Oren, yes, I think it is just the ice winking in and out.

There's a large region of slush around the ESS that must be at the edge of being called ice.

Some musing on measurements & definitions...

Presumably the definitions for extent and area won't be of any fundamental physical significance. Instead, there's an algorithm processing the input data & it has a threshold for whether to include each area element. Whether e.g. a region of wet slush is counted depends on the instruments and on the algorithm in a way that is not physically simple. That's fine, presuming the answer obtained is somewhat reasonable, and the answer is consistently applied for each new day. It then gives a somewhat reasonable measure for how the extent and area are progressing.

In contrast, it should be possible to define volume in a more physical way. For example, it could be defined in proportion to the weight of water (typically ice and snow) that extends above the water level for liquid water. The total volume is then obtained by summing up the weight-per-unit-area over the defined Arctic region. That gives a simple physical understanding. The measured value would of course still be an experimentally extracted approximation to that simple physical definition.
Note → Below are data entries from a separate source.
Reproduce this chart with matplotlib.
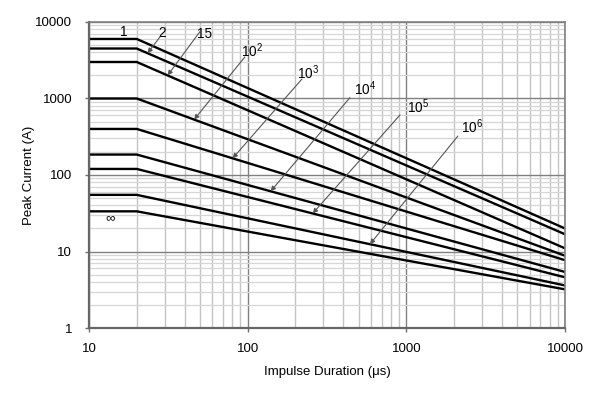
import numpy as np
import matplotlib.pyplot as plt
from matplotlib.ticker import LogLocator, NullFormatter, FixedLocator, FixedFormatter

plt.rcParams['font.family'] = ['Liberation Sans', 'DejaVu Sans']
plt.rcParams['mathtext.default'] = 'regular'

# pulse durations (us): flat up to 20 us, then straight decline in log-log
durations = [10, 20, 10000]
pulse_counts = ['1', '2', '15', '10$^2$', '10$^3$', '10$^4$', '10$^5$', '10$^6$', '\u221e']
start_current = [6000, 4500, 3000, 1000, 400, 185, 120, 55, 33.5]
end_current = [20, 16.8, 11, 8.8, 7.7, 5.4, 4.6, 3.6, 3.2]

x_ticks = [10, 100, 1000, 10000]
y_ticks = [1, 10, 100, 1000, 10000]

# label placement (data coords): text, arrow tail, arrow tip x
label_pos = [(16.6, 7330), (29.1, 7115), (53.6, 6970), (106, 4180), (240, 2155),
             (548, 1331), (1183, 774), (2578, 424), (13.6, 27.4)]
arrow_tail = [None, (28.0, 6368), (50.0, 7470), (96, 3486), (220, 1799),
              (441, 1025), (912, 609), (2113, 323), None]
arrow_tip_x = [None, 23.4, 31.3, 46, 80.4, 139.6, 257, 590, None]


def current_at(i, x):
    ys = [start_current[i], start_current[i], end_current[i]]
    return 10 ** np.interp(np.log10(x), np.log10(durations), np.log10(ys))


fig = plt.figure(figsize=(6.0, 3.94), dpi=100)
ax = fig.add_axes([0.1483, 0.1675, 0.7934, 0.7767])
ax.set_xscale('log')
ax.set_yscale('log')
ax.set_xlim(10, 10000)
ax.set_ylim(1, 10000)

ax.grid(True, which='major', color='#808080', lw=1.0)
ax.xaxis.set_minor_locator(LogLocator(base=10, subs=np.arange(2, 10)))
ax.yaxis.set_minor_locator(LogLocator(base=10, subs=np.arange(2, 10)))
ax.xaxis.set_minor_formatter(NullFormatter())
ax.yaxis.set_minor_formatter(NullFormatter())
ax.grid(True, which='minor', axis='x', color='#c4c4c4', lw=1.0)
ax.grid(True, which='minor', axis='y', color='#d6d6d6', lw=0.9)
ax.set_axisbelow(True)

for i in range(len(start_current)):
    ax.plot(durations, [start_current[i], start_current[i], end_current[i]],
            color='black', lw=1.7, solid_capstyle='butt')

for i, lab in enumerate(pulse_counts):
    ax.text(label_pos[i][0], label_pos[i][1], lab, ha='center', va='center',
            fontsize=9.8 if i < 8 else 9.5)
    if arrow_tail[i] is not None:
        tip = (arrow_tip_x[i], current_at(i, arrow_tip_x[i]))
        ax.annotate('', xy=tip, xytext=arrow_tail[i],
                    arrowprops=dict(arrowstyle='-|>', color='#555555', lw=0.8,
                                    mutation_scale=7, shrinkA=0, shrinkB=0))

ax.xaxis.set_major_locator(FixedLocator(x_ticks))
ax.xaxis.set_major_formatter(FixedFormatter([str(v) for v in x_ticks]))
ax.yaxis.set_major_locator(FixedLocator(y_ticks))
ax.yaxis.set_major_formatter(FixedFormatter([str(v) for v in y_ticks]))
ax.tick_params(which='major', length=3, width=1.0, color='#707070', labelsize=9.5)
ax.tick_params(axis='y', pad=9)
ax.tick_params(axis='x', pad=8)
ax.tick_params(which='minor', length=0)

for s in ax.spines.values():
    s.set_color('#808080')
    s.set_linewidth(1.2)
ax.spines['left'].set_color('#666666')
ax.spines['bottom'].set_color('#666666')
ax.spines['left'].set_linewidth(1.6)
ax.spines['bottom'].set_linewidth(1.6)

ax.set_xlabel('Impulse Duration (\u03bcs)', fontsize=9.5, labelpad=8)
ax.set_ylabel('Peak Current (A)', fontsize=9.5, labelpad=0)

fig.savefig('out.png', dpi=100)
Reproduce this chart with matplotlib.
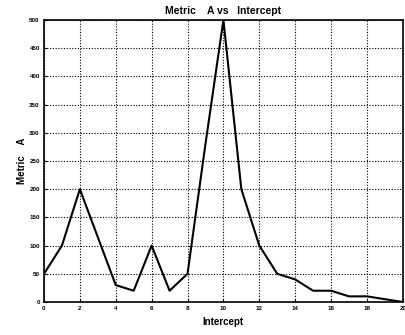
import matplotlib.pyplot as plt
import numpy as np

# values
intercept = [0, 1, 2, 3, 4, 5, 6, 7, 8, 9, 10, 11, 12, 13, 14, 15, 16, 17, 18, 19, 20]
metric_a = [50, 100, 200, 115, 30, 20, 100, 20, 50, 280, 500, 200, 100, 50, 40, 20, 20, 10, 10, 5, 0]

x_ticks = np.arange(0, 21, 2)
y_ticks = np.arange(0, 501, 50)

plt.rcParams['font.family'] = ['Liberation Sans', 'DejaVu Sans']
plt.rcParams['font.weight'] = 'bold'

fig = plt.figure(figsize=(4.05, 3.35), dpi=100)
ax = fig.add_axes([0.1086, 0.0985, 0.886, 0.842])

ax.plot(intercept, metric_a, color='black', linewidth=1.5)

ax.set_xlim(0, 20)
ax.set_ylim(0, 500)
ax.set_xticks(x_ticks)
ax.set_yticks(y_ticks)
ax.tick_params(axis='both', labelsize=4.5, length=2, direction='in', pad=3)
for lbl in ax.get_xticklabels() + ax.get_yticklabels():
    lbl.set_fontweight('bold')

ax.grid(True, color='black', linestyle=(0, (1, 1.5)), linewidth=0.8)
for sp in ax.spines.values():
    sp.set_linewidth(1.2)
    sp.set_color('black')

ax.set_title('Metric    A vs   Intercept', fontsize=7.5, fontweight='bold', pad=4)
ax.set_xlabel('Intercept', fontsize=7, fontweight='bold', labelpad=4)
ax.set_ylabel('Metric    A', fontsize=7, fontweight='bold', labelpad=2)

fig.savefig('out.png', dpi=100)
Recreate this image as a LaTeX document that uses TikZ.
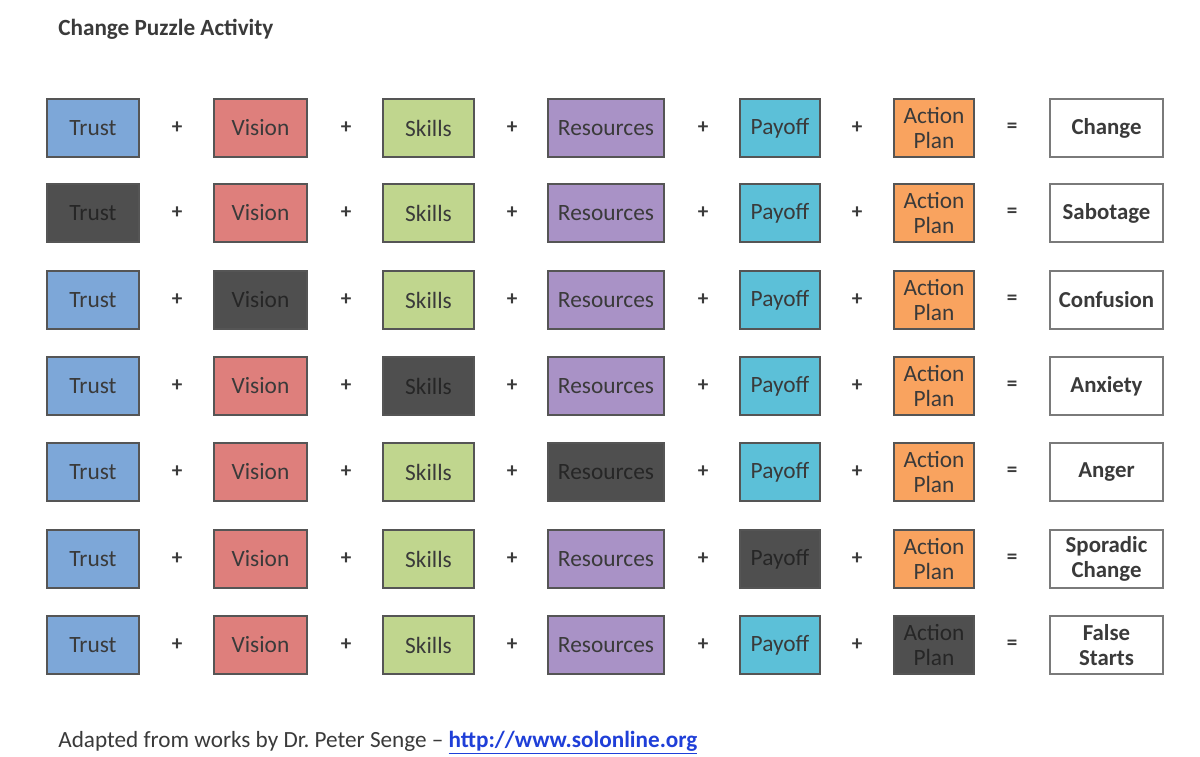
\documentclass[tikz,border=0pt]{standalone}
\usepackage{fontspec}
\setmainfont{Carlito}
\definecolor{ctrust}{HTML}{7DA7D8}
\definecolor{cvision}{HTML}{DE7F7C}
\definecolor{cskills}{HTML}{C0D68E}
\definecolor{cres}{HTML}{A992C6}
\definecolor{cpay}{HTML}{5CC0D8}
\definecolor{cact}{HTML}{F9A35F}
\definecolor{cdark}{HTML}{4F4F4F}
\definecolor{cborder}{HTML}{555555}
\definecolor{cresborder}{HTML}{7A7A7A}
\definecolor{ctext}{HTML}{3A3A3A}
\definecolor{clink}{HTML}{1F3FD8}
\tikzset{
  box/.style={draw=cborder, line width=1.6pt, minimum height=58*0.02cm, inner sep=0pt, text=ctext, font=\fontsize{13.3}{14.4}\selectfont, align=center},
  darkbox/.style={fill=cdark, text=black!85},
  resbox/.style={box, draw=cresborder, fill=white, font=\fontsize{13}{14.2}\selectfont\bfseries},
  op/.style={text=ctext, font=\fontsize{12}{13}\selectfont\bfseries},
}
\begin{document}
\begin{tikzpicture}[x=0.02cm, y=-0.02cm]
\useasboundingbox (0,0) rectangle (1200,757);
\fill[white] (0,0) rectangle (1200,757);
\node[anchor=west, inner sep=0pt, text=ctext, font=\fontsize{13.2}{14}\selectfont\bfseries] (title) at (58,29) {Change Puzzle Activity};
\foreach \r/\yc/\dk/\res in {1/128/0/Change, 2/213/1/Sabotage, 3/300/2/Confusion, 4/386/3/Anxiety, 5/472/4/Anger, 6/559/5/Sporadic\\Change, 7/645/6/False\\Starts}{
  \foreach \c/\l/\rt/\col/\txt in {1/47/139/ctrust/Trust, 2/214/307/cvision/Vision, 3/383/474/cskills/Skills, 4/548/664/cres/Resources, 5/740/820/cpay/Payoff, 6/894/974/cact/Action\\Plan}{
    \pgfmathtruncatemacro{\isdark}{\c==\dk ? 1 : 0}
    \ifnum\isdark=1
      \node[box, fill=\col, darkbox, minimum width=(\rt-\l)*0.02cm] (r\r c\c) at ({(\l+\rt)/2},\yc) {\txt};
    \else
      \node[box, fill=\col, minimum width=(\rt-\l)*0.02cm] (r\r c\c) at ({(\l+\rt)/2},\yc) {\txt};
    \fi
  }
  \node[resbox, minimum width=113*0.02cm] (r\r res) at (1106.5,\yc) {\res};
  \foreach \o/\ox in {1/177, 2/346, 3/512, 4/703, 5/857}{
    \node[op] (r\r p\o) at (\ox,\yc) {+};
  }
  \node[op] (r\r eq) at (1012,\yc) {=};
}
\node[anchor=west, inner sep=0pt, text=ctext, font=\fontsize{13.2}{14}\selectfont] (foot) at (58,743) {Adapted from works by Dr.\ Peter Senge -- \textcolor{clink}{\bfseries\underline{http://www.solonline.org}}};
\end{tikzpicture}
\end{document}
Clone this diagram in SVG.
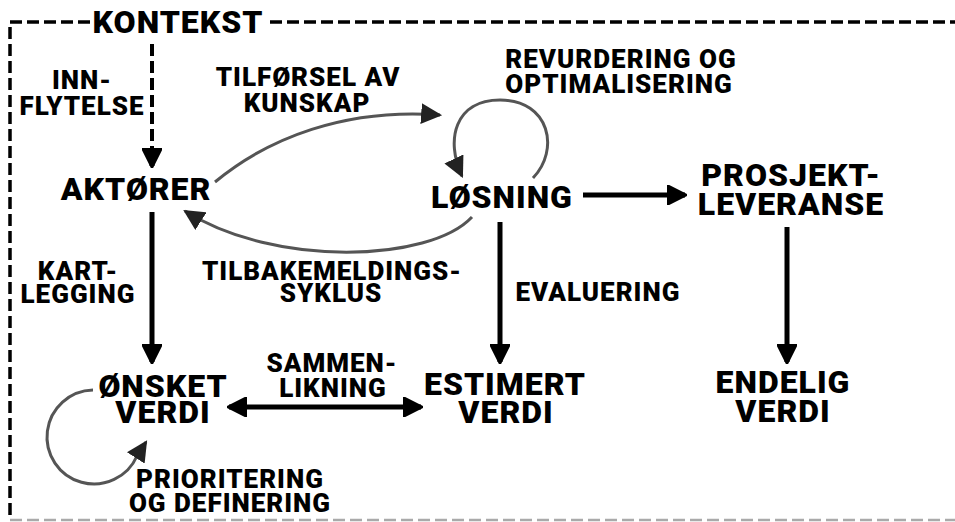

  With this wonderful new satellite they are about to put up, which gives very accurate height measurements, a very simple physical definition would be a sum/integral of the heights above local sea level - then converting to a volume of ice using either a single constant for ice density or else using locally estimated densities after attempting to estimate the ice/snow/melt pond mix.
Again, that's a physically simple approach to measuring the ice volume/mass.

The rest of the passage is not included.